Schools and a college in Oldham will all be getting bigger after town hall chiefs gave a series of multi-million pound expansion plans the go-ahead.
Oldham College, Mayfield Primary School and North Chadderton High School are to get new facilities, including specialist classrooms and a multi-use games area.
The extensions are needed to meet a growing demand for educational places in the borough, and will see the numbers of students rise by hundreds.
However across the different plans there will be around 55 trees cut down to enable the new teaching areas to be built.
But the education providers are pledging to either plant more themselves, or front the cash for more trees in local parks.
All the applications were approved by Oldham’s planning committee this week (January 28), at a meeting described as ‘education night’ by chair Councillor Peter Dean.
Mayfield Primary School
The Mayfield Road school, which taught Strictly Come Dancing winner Kelvin Fletcher, will see a two storey pitched roof extension built for eight junior classrooms, with four on each floor.
A hall extension filling the gap between existing buildings facing Mayfield Road and a nursery toilet block to the south-east elevation are also be constructed, as well as an extension to the dining hall.
The capacity of the school will double in size from 210 to 420 pupils and the number of full time staff would increase from 27 to 49.
There will also be a 60 pupil place three and four-year-old nursery and 15 place two-year-old nursery as part of the plans, which will cost £3.3m.
A new all-weather multi use games pitch will also be built.
Planning officer Graham Dickman said: “There is an identified demand, and the education department have raised some concerns that if this development wasn’t to go ahead it would cause problems in the future with meeting that demand.”
However he told councillors that around 40 trees would have to be cut down as part of the development.
The school says that a ‘significant number’ of those trees are saplings that have been planted more recently, but mature trees will be cut down along Kingston Avenue.
The council’s policy for cutting down trees is that three should be planted for every one lost.
The Cranmer Trust, which runs Mayfield, has consequently committed £13,050 to planting new trees in the nearby Stoneleigh Park.
Agent Paul Howitt told the meeting that the saplings were on a designated playing field and ‘shouldn’t have been planted in the first place’.
“The trust believes that this investment will help build on Mayfield Primary School’s improving education performance and directly benefit the children within the immediate locality, and therefore by extension benefit the local community,” he said.
“All discussions with potential contractors have considered the residential setting and the concerns of residents which have been incorporated into the programme for development plans for the school.
“We believe disruption will be kept to a minimum and for the shortest time possible.”
North Chadderton High School
The £3.4m plans to build new facilities at the secondary school on Chadderton Hall Road, which will see it grow by an extra 30 pupils per year group, were signed off by councillors.
The proposal is to built a three storey science block to the rear of the school, with two classrooms at each level.

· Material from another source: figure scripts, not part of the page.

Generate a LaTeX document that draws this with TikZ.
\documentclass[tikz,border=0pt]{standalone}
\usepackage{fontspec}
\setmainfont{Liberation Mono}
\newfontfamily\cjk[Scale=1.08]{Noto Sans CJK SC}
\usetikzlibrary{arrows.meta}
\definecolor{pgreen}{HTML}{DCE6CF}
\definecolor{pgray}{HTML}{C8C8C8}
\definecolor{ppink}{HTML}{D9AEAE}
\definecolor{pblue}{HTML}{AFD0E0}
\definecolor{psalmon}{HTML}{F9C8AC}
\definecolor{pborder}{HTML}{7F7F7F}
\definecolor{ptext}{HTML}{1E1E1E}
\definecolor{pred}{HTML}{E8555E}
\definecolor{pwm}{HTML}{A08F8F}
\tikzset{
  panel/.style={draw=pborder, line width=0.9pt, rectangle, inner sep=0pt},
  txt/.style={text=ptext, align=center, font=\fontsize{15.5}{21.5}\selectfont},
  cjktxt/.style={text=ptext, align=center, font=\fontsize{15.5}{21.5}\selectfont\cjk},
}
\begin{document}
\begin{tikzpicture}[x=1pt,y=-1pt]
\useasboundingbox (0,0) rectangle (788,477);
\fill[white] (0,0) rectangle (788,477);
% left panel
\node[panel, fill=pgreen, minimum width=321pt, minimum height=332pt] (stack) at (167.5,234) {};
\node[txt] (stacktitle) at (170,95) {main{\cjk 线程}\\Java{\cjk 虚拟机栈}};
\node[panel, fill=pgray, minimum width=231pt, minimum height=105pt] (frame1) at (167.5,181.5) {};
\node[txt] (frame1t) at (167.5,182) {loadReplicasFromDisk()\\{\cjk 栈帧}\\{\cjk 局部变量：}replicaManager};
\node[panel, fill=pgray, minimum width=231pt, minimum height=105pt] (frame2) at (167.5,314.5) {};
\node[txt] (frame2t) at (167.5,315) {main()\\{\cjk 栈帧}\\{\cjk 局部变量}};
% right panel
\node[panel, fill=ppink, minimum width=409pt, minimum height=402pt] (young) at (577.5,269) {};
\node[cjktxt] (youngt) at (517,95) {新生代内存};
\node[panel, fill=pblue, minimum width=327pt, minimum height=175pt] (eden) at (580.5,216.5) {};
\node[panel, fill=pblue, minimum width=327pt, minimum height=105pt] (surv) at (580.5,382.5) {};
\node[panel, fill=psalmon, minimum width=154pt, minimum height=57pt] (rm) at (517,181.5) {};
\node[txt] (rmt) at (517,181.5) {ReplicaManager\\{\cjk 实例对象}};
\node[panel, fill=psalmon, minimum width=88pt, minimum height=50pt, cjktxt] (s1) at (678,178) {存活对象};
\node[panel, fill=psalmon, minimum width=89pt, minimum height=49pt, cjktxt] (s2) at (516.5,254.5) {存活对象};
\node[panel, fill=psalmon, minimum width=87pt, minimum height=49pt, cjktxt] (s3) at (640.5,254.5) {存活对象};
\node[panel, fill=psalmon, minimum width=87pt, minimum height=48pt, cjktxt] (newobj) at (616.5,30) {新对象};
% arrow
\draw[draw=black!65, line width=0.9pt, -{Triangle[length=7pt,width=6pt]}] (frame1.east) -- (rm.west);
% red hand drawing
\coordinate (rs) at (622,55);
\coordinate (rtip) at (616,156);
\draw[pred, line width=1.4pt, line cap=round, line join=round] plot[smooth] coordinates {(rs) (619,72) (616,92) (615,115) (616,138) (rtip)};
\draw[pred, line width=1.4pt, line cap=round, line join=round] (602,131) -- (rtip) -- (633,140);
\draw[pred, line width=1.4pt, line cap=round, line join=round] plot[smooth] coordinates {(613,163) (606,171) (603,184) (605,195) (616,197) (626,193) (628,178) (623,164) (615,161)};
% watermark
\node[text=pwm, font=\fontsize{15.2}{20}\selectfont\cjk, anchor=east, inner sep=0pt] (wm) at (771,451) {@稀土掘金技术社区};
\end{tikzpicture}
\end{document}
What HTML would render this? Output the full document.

And they will also extend the car park at the back fo the school, including relocating the existing lighting commons
Additionally, new stand-alone changing rooms and toilets will also be created at the front of the artificial grass pitches
And an extension to the third floor of the main school will be built to create a new library.
There had been one representation from a member of the public raising concerns about illegal parking on Kiln Hill Lane, Chadderton Hall Road and Kiln Hill Close which was blocking bus stops, driveways, and pavements.
Coun George Hulme asked whether anything had been done to work with the school to remind parents not to park up around the school.
Coun Barbara Brownridge, who represents Chadderton North ward replied: “We are well aware of the parking problem at not only North Chad but there is a primary school and a nursery across the road and it’s an absolute nightmare.
“And we have worked very hard and achieved absolutely nothing.”
The £8.95m proposals to build a new two-storey building at the Rochdale Road campus were given the green light by councillors on Tuesday night.
The addition of a new construction skills centre will see the number of students rise by more than 250, as well as increasing the number of apprenticeships.
The development will also see the demolition of the existing Bevan and Bronte buildings on the college campus which have been identified as ‘obsolete’ for teaching use.
The proposed 2,345 sq m teaching building will replace an existing car park near the eastern edge of the site, and will comprise of large practical areas and workshops, six classrooms and an IT room.
Designed to teach technical trades, it will include facilities for practical plumbing and electrical work as well as flexible build spaces, testing areas, mobile workbenches and breakout and showcase areas.
Joinery and external brickworks areas will also be accommodated elsewhere on site.
Mr Dickman said the application was about ‘improvements for slightly older children’.
He added one of the issues had also been loss of 15 trees, but said that ‘there will be replacement planting on site in accordance with council policy’.
Coun Hulme moved that a condition be modified to increase the number of replacement trees from 30 to 45, which was backed by councillors.